1981 Big Ten Conference baseball tournament
- Teams: 4
- Format: Double-elimination
- Finals site: Ray Fisher Stadium; Ann Arbor, MI;
- Champions: Michigan (1st title)
- Winning coach: Bud Middaugh (1st title)
- MVP: Gerry Hool (Michigan)

= 1981 Big Ten baseball tournament =

The 1981 Big Ten Conference baseball tournament was held at Ray Fisher Stadium on the campus of the University of Michigan in Ann Arbor, Michigan, from May 15 through 17. The top two teams from the regular season in each division participated in the double-elimination tournament, the first such event sponsored by the Big Ten Conference to determine the league champion. Michigan won the first tournament championship and earned the Big Ten Conference's automatic bid to the 1981 NCAA Division I baseball tournament

== Format and seeding ==
The 1981 tournament was a 4-team double-elimination tournament, with seeds determined by conference regular season winning percentage within each division. The top seed from each division played the second seed from the opposite division in the first round.

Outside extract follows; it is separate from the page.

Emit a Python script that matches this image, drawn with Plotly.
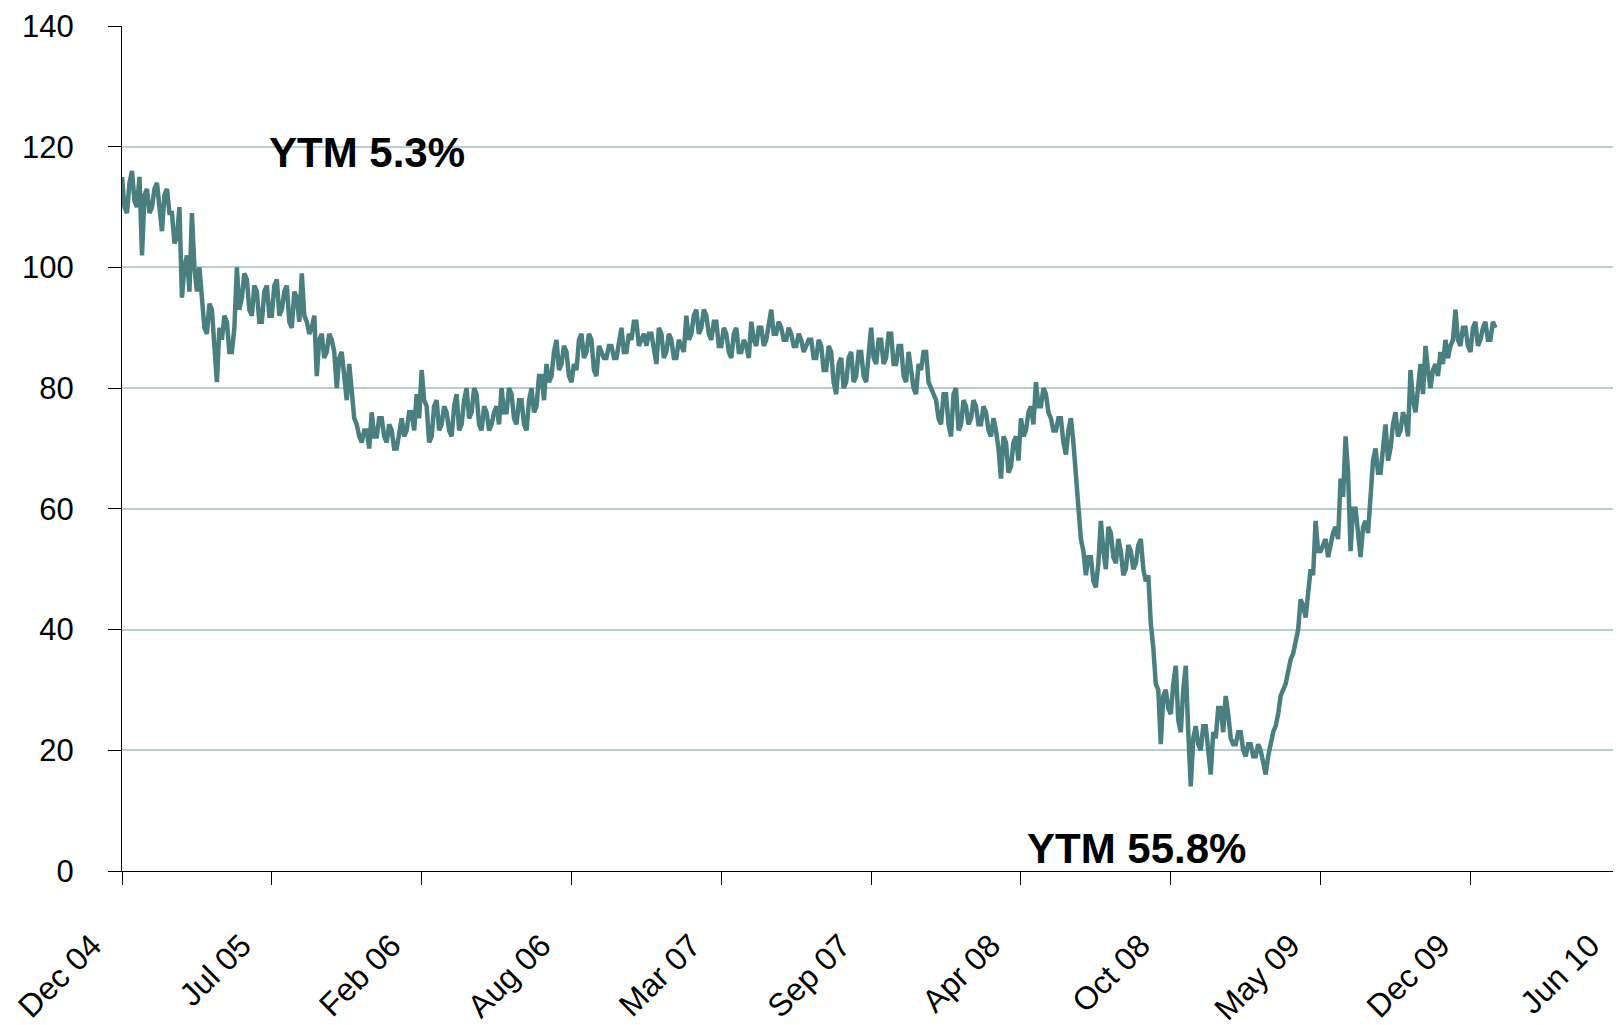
import pandas as pd
import plotly.graph_objects as go

# ---- data ----
start_date = "2004-12-31"
# price read at each ~6.7-day step
price = [
    115, 109, 116, 110, 102, 113, 110, 114, 106, 113,
    109, 105, 95, 102, 109, 96, 95, 89, 93, 81,
    88, 91, 86, 100, 95, 98, 92, 96, 91, 97,
    92, 98, 93, 97, 90, 95, 99, 91, 90, 82,
    89, 86, 88, 80, 86, 78, 79, 74, 71, 73,
    76, 72, 75, 71, 73, 70, 75, 73, 76, 79,
    83, 77, 72, 78, 74, 76, 72, 79, 74, 80,
    76, 79, 73, 76, 74, 77, 80, 76, 79, 74,
    78, 73, 80, 77, 82, 84, 82, 88, 84, 86,
    81, 83, 89, 86, 88, 82, 86, 85, 87, 85,
    90, 86, 88, 91, 88, 87, 89, 84, 89, 86,
    88, 85, 87, 92, 89, 93, 90, 92, 88, 91,
    87, 89, 85, 90, 86, 87, 91, 87, 90, 88,
    93, 89, 90, 88, 89, 87, 88, 87, 88, 85,
    87, 83, 86, 79, 85, 81, 86, 82, 86, 81,
    90, 84, 88, 85, 89, 84, 87, 81, 83, 79,
    83, 86, 80, 78, 74, 79, 72, 80, 74, 77,
    75, 77, 74, 76, 72, 73, 65, 71, 67, 72,
    75, 73, 77, 81, 77, 79, 75, 73, 75, 69,
    75, 66, 55, 49, 52, 47, 58, 50, 56, 51,
    53, 50, 53, 51, 55, 48, 41, 31, 21, 30,
    26, 34, 23, 34, 14, 24, 20, 24, 16, 22,
    27, 29, 22, 21, 23, 19, 21, 19, 20, 16,
    21, 24, 29, 31, 35, 38, 45, 42, 50, 58,
    53, 55, 54, 57, 65, 72, 53, 60, 52, 58,
    62, 70, 66, 74, 70, 76, 73, 75, 83, 76,
    84, 87, 80, 84, 86, 88, 87, 93, 87, 90,
    86, 91, 88, 91, 88, 90,
]
# price read half-way between the steps above
price_mid = [
    110, 114, 111, 115, 112, 109, 113, 110, 112, 109,
    104, 110, 100, 96, 100, 100, 90, 94, 88, 90,
    92, 86, 90, 93, 99, 93, 97, 91, 96, 92,
    97, 92, 96, 91, 96, 91, 92, 89, 92, 88,
    85, 89, 86, 85, 82, 84, 75, 72, 73, 70,
    72, 75, 72, 74, 70, 73, 72, 76, 73, 75,
    78, 71, 77, 73, 77, 73, 77, 73, 78, 75,
    80, 74, 77, 73, 76, 74, 76, 80, 75, 78,
    74, 78, 76, 82, 78, 81, 86, 83, 87, 82,
    84, 88, 85, 89, 83, 87, 85, 87, 85, 88,
    86, 89, 91, 87, 89, 89, 86, 90, 85, 89,
    85, 88, 86, 88, 92, 89, 93, 89, 91, 87,
    90, 86, 89, 86, 88, 85, 88, 90, 87, 91,
    89, 91, 88, 90, 87, 89, 86, 88, 85, 88,
    83, 87, 81, 84, 80, 85, 81, 86, 82, 85,
    85, 88, 84, 89, 84, 87, 82, 86, 80, 84,
    86, 81, 79, 75, 79, 74, 79, 73, 78, 74,
    78, 74, 77, 73, 75, 70, 72, 66, 71, 68,
    72, 76, 74, 77, 80, 76, 73, 75, 71, 73,
    71, 62, 53, 52, 48, 51, 53, 57, 52, 55,
    49, 54, 50, 54, 50, 49, 37, 30, 29, 27,
    31, 25, 30, 23, 22, 21, 24, 20, 23, 27,
    23, 26, 21, 23, 20, 21, 19, 21, 18, 19,
    23, 26, 30, 33, 36, 40, 44, 46, 49, 53,
    54, 52, 56, 55, 62, 66, 60, 55, 57, 56,
    68, 66, 70, 68, 74, 72, 76, 72, 78, 80,
    79, 83, 83, 82, 84, 85, 88, 88, 90, 87,
    90, 87, 90, 88, 91, 88,
]
tick_labels = ["Dec 04", "Jul 05", "Feb 06", "Aug 06", "Mar 07", "Sep 07",
               "Apr 08", "Oct 08", "May 09", "Dec 09", "Jun 10"]
y_ticks = [0, 20, 40, 60, 80, 100, 120, 140]
grid_values = [20, 40, 60, 80, 100, 120]
notes = [("YTM 5.3%", "2005-07-12", 119.1), ("YTM 55.8%", "2008-04-20", 3.8)]

series = []
for a, b in zip(price, price_mid):
    series += [a, b]
series = series[:-1]
dates = pd.date_range(start_date, periods=len(series), freq="80h")
tick_dates = pd.date_range(start_date, periods=len(tick_labels), freq="200D")

FONT = "Arial, Liberation Sans, sans-serif"

fig = go.Figure()
fig.add_trace(go.Scatter(
    x=dates, y=series, mode="lines",
    line=dict(color="#4a7f7f", width=4.5),
    showlegend=False, hoverinfo="skip",
))

for text, xd, yv in notes:
    fig.add_annotation(x=xd, y=yv, xref="x", yref="y", text=f"<b>{text}</b>",
                       showarrow=False, xanchor="left", yanchor="middle",
                       font=dict(family=FONT, size=42, color="black"))

# page body has an 8px default margin, so the figure is 8px smaller
fig.update_layout(
    width=1613, height=1017,
    margin=dict(l=114, r=0, t=18, b=154, autoexpand=False),
    paper_bgcolor="white", plot_bgcolor="white",
    font=dict(family=FONT, size=31, color="black"),
    xaxis=dict(
        type="date", automargin=False,
        range=[start_date, "2010-06-24"],
        tickvals=list(tick_dates), ticktext=tick_labels,
        tickangle=-45, ticks="outside", ticklen=13, tickcolor="black",
        showline=True, linecolor="black", linewidth=1,
        showgrid=False, zeroline=False,
        tickfont=dict(family=FONT, size=32, color="black"),
        ticklabelstandoff=29, ticklabelshift=-30,
    ),
    yaxis=dict(
        automargin=False,
        range=[0, 140], tickvals=y_ticks,
        ticks="outside", ticklen=13, tickcolor="black",
        showline=True, linecolor="black", linewidth=1,
        showgrid=False, zeroline=False,
        tickfont=dict(family=FONT, size=31, color="black"),
        ticklabelstandoff=28,
    ),
    yaxis2=dict(
        overlaying="y", matches="y", range=[0, 140], tickvals=grid_values,
        showticklabels=False, ticks="", showline=False, automargin=False,
        showgrid=True, gridcolor="#b7cfcf", gridwidth=2, zeroline=False,
    ),
)
# invisible trace to activate the grid axis
fig.add_trace(go.Scatter(x=[dates[0]], y=[series[0]], yaxis="y2", mode="lines",
                         line=dict(width=0), showlegend=False, hoverinfo="skip"))

fig.write_html("out.html")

| Team | W | L | PCT | GB | Seed |
East Division
| Michigan | 10 | 4 | .714 | – | 1E |
| Purdue | 8 | 6 | .567 | 2 | 2E |
| Ohio State | 7 | 9 | .438 | 4 | – |
| Michigan State | 6 | 8 | .429 | 4 | – |
| Indiana | 5 | 9 | .367 | 5 | – |
West Division
| Minnesota | 13 | 3 | .813 | – | 1W |
| Illinois | 11 | 3 | .786 | 1 | 2W |
| Iowa | 8 | 6 | .571 | 4 | – |
| Wisconsin | 3 | 13 | .188 | 10 | – |
| Northwestern | 3 | 13 | .188 | 10 | – |

== All-Tournament Team ==
The following players were named to the All-Tournament Team.

| Pos | Name | School |
|---|---|---|
| P | Steve Ontiveros | Michigan |
| P | Bob Hallas | Purdue |
| C | Gerry Hool | Michigan |
| 1B | Greg Beno | Purdue |
| 2B | Mike Ledna | Purdue |
| 3B | Chris Sabo | Michigan |
| SS | Bill Piwnica | Minnesota |
| OF | Jim Paciorek | Michigan |
| OF | Greg Schulte | Michigan |
| OF | Terry Steinbach | Minnesota |
| DH | John Young | Michigan |

=== Most Outstanding Player ===
Gerry Hool was named Most Outstanding Player. Hool was a catcher for Michigan.